Copy word for word the lines in the records below, starting at the line with "Write a Python" and ending at the line with "import seaborn as sns". Skip the pictures.

**Provided data**:
········

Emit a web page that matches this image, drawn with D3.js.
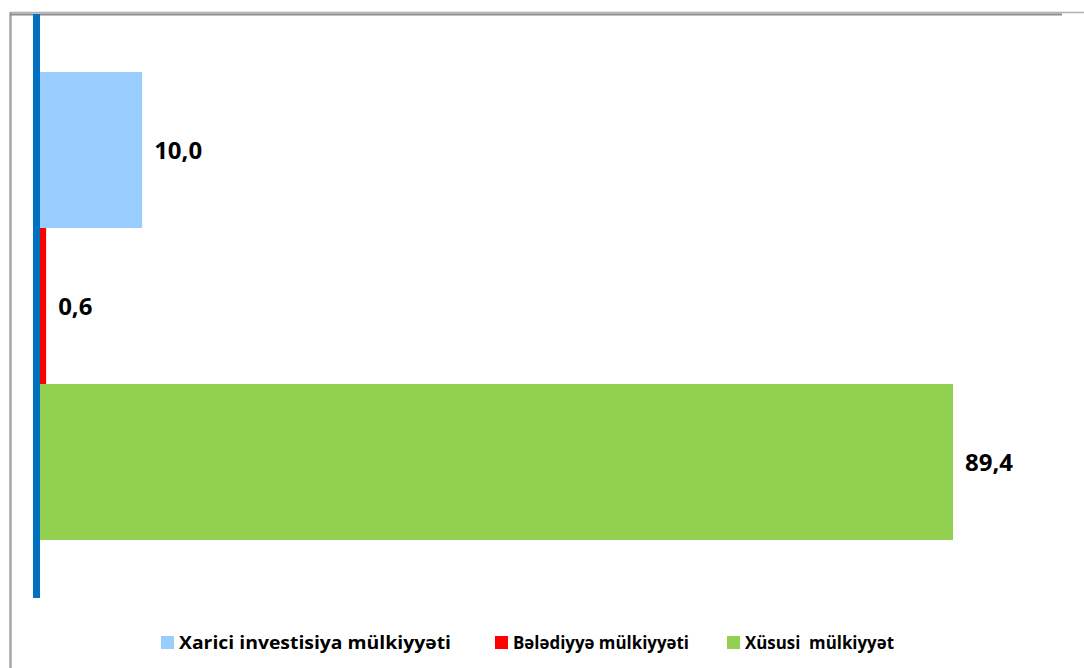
<!DOCTYPE html>
<html>
<head>
<meta charset="utf-8">
<script src="https://cdn.jsdelivr.net/npm/d3@7"></script>
<style>
  html, body { margin: 0; padding: 0; background: #fff; }
  svg { display: block; font-family: "Open Sans", "DejaVu Sans", sans-serif; }
</style>
</head>
<body>
<div id="chart"></div>
<script>
// categories, top to bottom
var categories = ['Xarici investisiya mülkiyyəti', 'Bələdiyyə mülkiyyəti', 'Xüsusi  mülkiyyət'];
var values = [10.0, 0.6, 89.4];
var valueLabels = ['10,0', '0,6', '89,4'];
var colors = ['#99CCFF', '#FF0000', '#92D050'];

var width = 1084, height = 668;

var svg = d3.select('#chart').append('svg')
    .attr('width', width)
    .attr('height', height);

// frame lines of the picture
svg.append('line')
    .attr('x1', 10.5).attr('x2', 10.5).attr('y1', 12).attr('y2', height)
    .attr('stroke', '#a6a6a6').attr('stroke-width', 2.5);
svg.append('line')
    .attr('x1', 10).attr('x2', width).attr('y1', 12.5).attr('y2', 12.5)
    .attr('stroke', '#b0b0b0').attr('stroke-width', 1.5);
svg.append('line')
    .attr('x1', 10).attr('x2', 1062).attr('y1', 14.5).attr('y2', 14.5)
    .attr('stroke', '#8c8c8c').attr('stroke-width', 2);

// scales
var x = d3.scaleLinear().domain([0, 89.4]).range([40, 953]);
var y = d3.scaleBand().domain(categories).range([14, 598])
    .paddingInner(0).paddingOuter(0.372);

// bars
svg.append('g').selectAll('rect')
    .data(categories)
    .join('rect')
    .attr('x', x(0))
    .attr('y', function(d) { return y(d); })
    .attr('width', function(d, i) { return x(values[i]) - x(0); })
    .attr('height', y.bandwidth())
    .attr('fill', function(d, i) { return colors[i]; });

// value labels
svg.append('g').selectAll('text')
    .data(categories)
    .join('text')
    .attr('x', function(d, i) { return x(values[i]) + 12; })
    .attr('y', function(d) { return y(d) + y.bandwidth() / 2; })
    .attr('dy', '0.36em')
    .attr('font-size', 24)
    .attr('font-weight', 'bold')
    .attr('fill', '#000')
    .text(function(d, i) { return valueLabels[i]; });

// the vertical axis line
svg.append('line')
    .attr('x1', 36.5).attr('x2', 36.5).attr('y1', 14).attr('y2', 598)
    .attr('stroke', '#0070C0').attr('stroke-width', 7);

// legend
var legendX = [161, 495, 727];
var legendTextWidth = [272, 176, 149];
var legend = svg.append('g').selectAll('g')
    .data(categories)
    .join('g')
    .attr('transform', function(d, i) { return 'translate(' + legendX[i] + ',636)'; });

legend.append('rect')
    .attr('width', 13).attr('height', 13)
    .attr('fill', function(d, i) { return colors[i]; });

legend.append('text')
    .attr('x', 18)
    .attr('y', 13)
    .attr('font-size', 18.5)
    .attr('font-weight', 'bold')
    .attr('fill', '#000')
    .attr('textLength', function(d, i) { return legendTextWidth[i]; })
    .attr('lengthAdjust', 'spacingAndGlyphs')
    .style('white-space', 'pre')
    .text(function(d) { return d; });
</script>
</body>
</html>
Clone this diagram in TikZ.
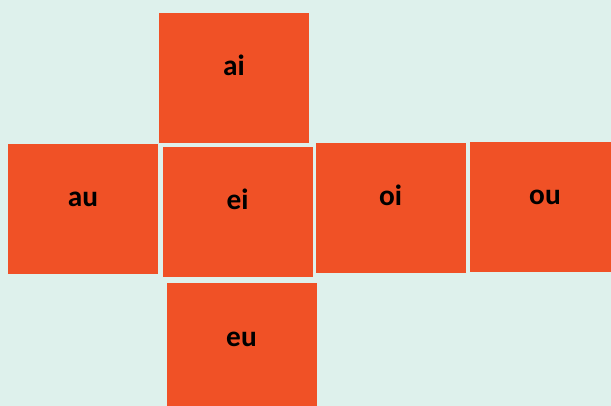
\documentclass[tikz,border=0pt]{standalone}
\usepackage{fontspec}
\setmainfont{Carlito}
\usepackage{xcolor}
\usepackage{tikz}
\usetikzlibrary{positioning}

\definecolor{mintbg}{RGB}{222,241,236}
\definecolor{tileorange}{RGB}{240,81,38}

\tikzset{
  vowelbox/.style={rectangle, fill=tileorange, inner sep=0pt,
    minimum width=112.5pt, minimum height=97.5pt,
    text height=0pt, text depth=3pt,
    font=\bfseries\fontsize{22}{26}\selectfont}
}

\begin{document}
\begin{tikzpicture}[x=0.75pt, y=-0.75pt]
			\useasboundingbox (0,0) rectangle (611,406);
			\clip (0,0) rectangle (611,406);
			\fill[mintbg] (0,0) rectangle (611,406);
			% tiles, centres in pixel units
			\node[vowelbox] (ai) at (234,78) {ai};
			\node[vowelbox] (au) at (83,209) {au};
			\node[vowelbox] (ei) at (237.5,212) {ei};
			\node[vowelbox] (oi) at (390.5,208) {oi};
			\node[vowelbox] (ou) at (545,207) {ou};
			\node[vowelbox] (eu) at (241.5,348) {eu};
		\end{tikzpicture}
\end{document}
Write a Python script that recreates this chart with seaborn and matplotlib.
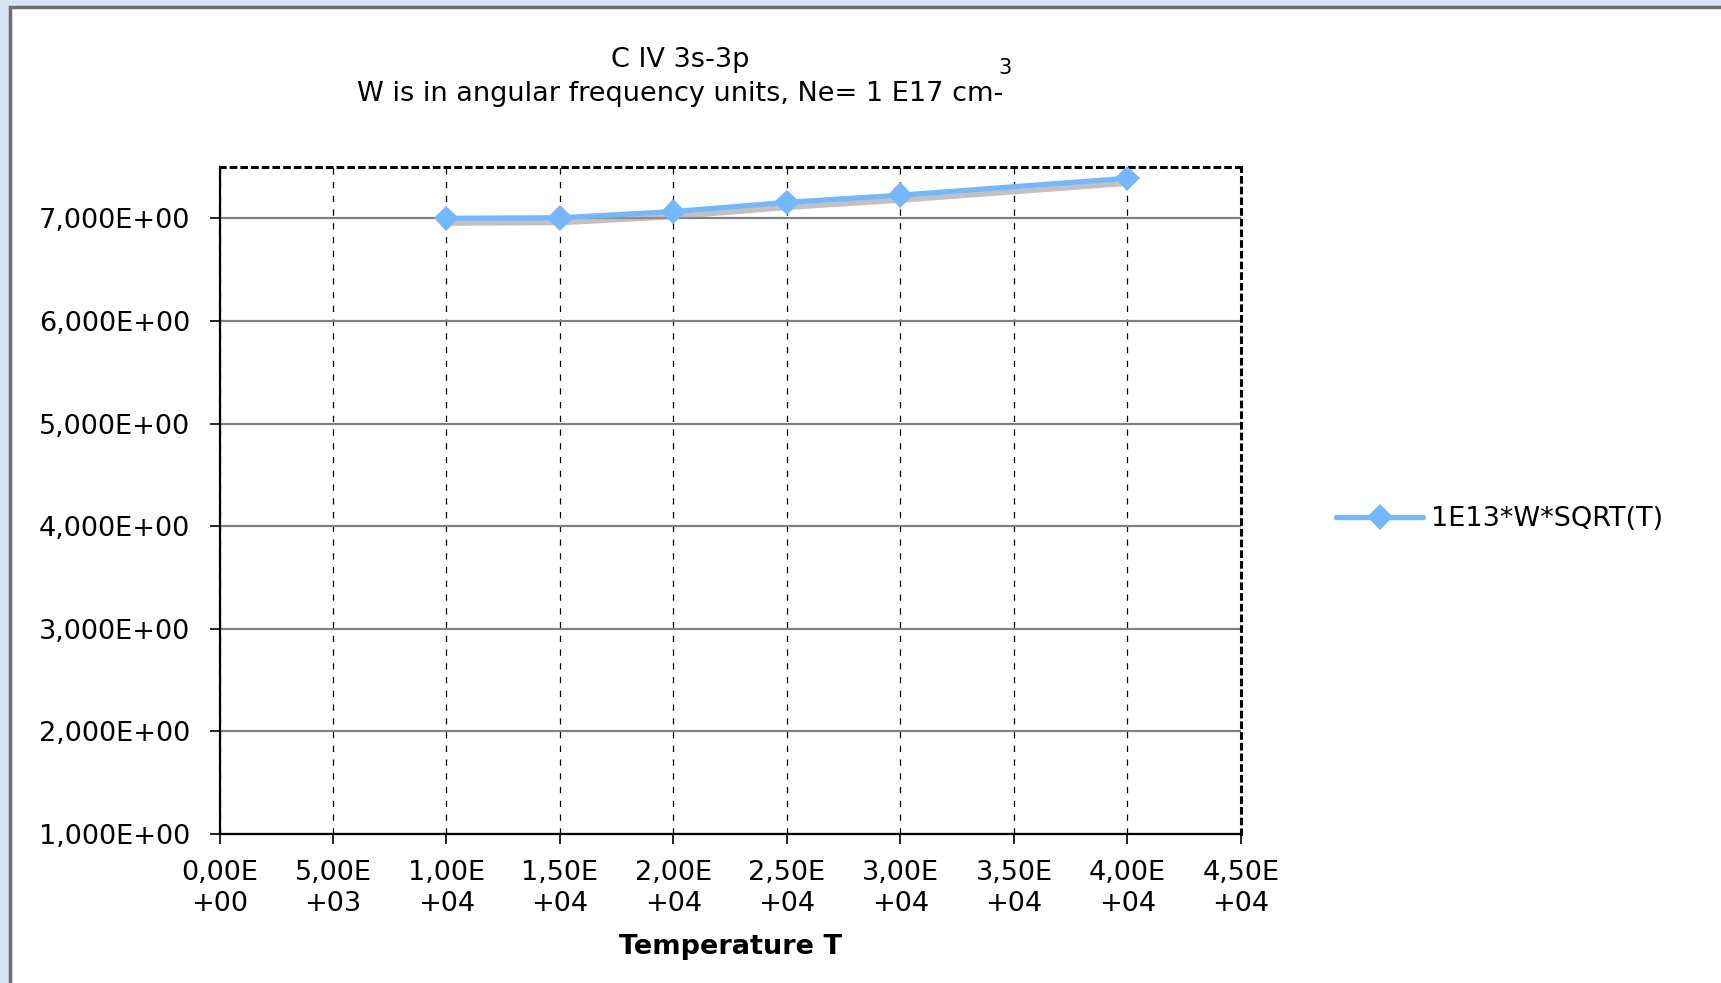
import matplotlib
matplotlib.use("Agg")
import matplotlib.pyplot as plt
import matplotlib.patheffects as pe
from matplotlib.patches import Rectangle
import pandas as pd
import seaborn as sns

# values
temperature = [10000, 15000, 20000, 25000, 30000, 40000]
w_sqrt_t = [7.00, 7.005, 7.065, 7.155, 7.225, 7.39]
series_name = "1E13*W*SQRT(T)"

x_ticks = [0, 5000, 10000, 15000, 20000, 25000, 30000, 35000, 40000, 45000]
y_ticks = [1, 2, 3, 4, 5, 6, 7]

x_labels = [("%.2E" % v).replace(".", ",").replace("E", "E\n") for v in x_ticks]
y_labels = [("%.3f" % v).replace(".", ",") + "E+00" for v in y_ticks]

df = pd.DataFrame({"T": temperature, "val": w_sqrt_t})

sns.set_style("white")
plt.rcParams["font.family"] = ["DejaVu Sans"]
plt.rcParams["text.color"] = "black"
plt.rcParams["xtick.color"] = "black"
plt.rcParams["ytick.color"] = "black"
plt.rcParams["axes.labelcolor"] = "black"

FS = 19.5
W, H = 1721, 983
fig = plt.figure(figsize=(W / 100, H / 100), dpi=100)
fig.patch.set_facecolor("#d6e4f3")

# white chart area with grey edge on left/top
fig.patches.append(Rectangle((10 / W, -0.01), 1.0, 1 - 7 / H + 0.01, transform=fig.transFigure,
                             facecolor="white", edgecolor="#6e6e6e", linewidth=2.5, zorder=-5))

ax = fig.add_axes([219.5 / W, 1 - 834 / H, (1241 - 219.5) / W, (834 - 167) / H])
ax.set_zorder(2)
ax.set_facecolor("white")

sns.lineplot(data=df, x="T", y="val", ax=ax, color="#74b7fc", linewidth=3.8,
             marker="D", markersize=13, markeredgewidth=0, label=series_name, zorder=5)
ax.lines[0].set_path_effects([
    pe.SimpleLineShadow(offset=(1.5, -3.5), shadow_color="#999999", alpha=0.6),
    pe.Normal(),
])

ax.set_xlim(0, 45000)
ax.set_ylim(1, 7.5)
ax.set_xticks(x_ticks)
ax.set_xticklabels(x_labels, fontsize=FS, linespacing=1.25)
ax.set_yticks(y_ticks)
ax.set_yticklabels(y_labels, fontsize=FS)
ax.tick_params(axis="both", direction="out", length=7, width=1.2, color="black",
               bottom=True, left=True, pad=12)
ax.tick_params(axis="y", pad=14)

ax.yaxis.grid(True, color="#808080", linewidth=1.6, linestyle="-")
ax.xaxis.grid(True, color="black", linewidth=0.9, linestyle=(0, (5, 6)))
ax.set_axisbelow(True)

for side in ["top", "right"]:
    ax.spines[side].set_linestyle((0, (1.5, 2)))
    ax.spines[side].set_linewidth(2.2)
    ax.spines[side].set_color("black")
ax.spines["left"].set_color("black")
ax.spines["left"].set_linewidth(1.6)
ax.spines["bottom"].set_color("black")
ax.spines["bottom"].set_linewidth(1.6)

ax.set_xlabel("Temperature T", fontsize=FS, fontweight="bold", labelpad=12)
ax.set_ylabel("")

leg = ax.legend(loc="center left", bbox_to_anchor=(1312 / W, 1 - 519 / H),
                bbox_transform=fig.transFigure, frameon=False, fontsize=FS,
                handlelength=3.2, handletextpad=0.3)
for h in leg.get_lines():
    h.set_path_effects([])

fig.text(680 / W, 1 - 60 / H, "C IV 3s-3p", ha="center", va="center", fontsize=FS)
line2 = fig.text(680 / W, 1 - 94 / H, "W is in angular frequency units, Ne= 1 E17 cm-",
                 ha="center", va="center", fontsize=FS)

# superscript placed just after the end of the second title line
fig.canvas.draw()
bb = line2.get_window_extent()
fig.text((bb.x1 + 2) / W, 1 - 68 / H, "3", ha="center", va="center", fontsize=15)

fig.savefig("out.png", dpi=100, facecolor=fig.get_facecolor())
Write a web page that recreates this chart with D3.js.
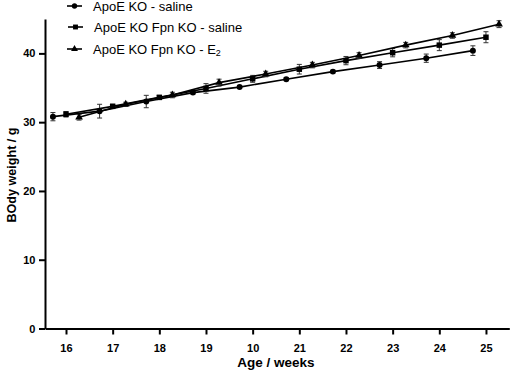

········

**The output**:
Write a Python script that recreates this chart with seaborn and matplotlib.
import matplotlib
matplotlib.use("Agg")
import matplotlib.pyplot as plt
import matplotlib.patheffects as pe
from matplotlib.patches import Rectangle
import pandas as pd
import seaborn as sns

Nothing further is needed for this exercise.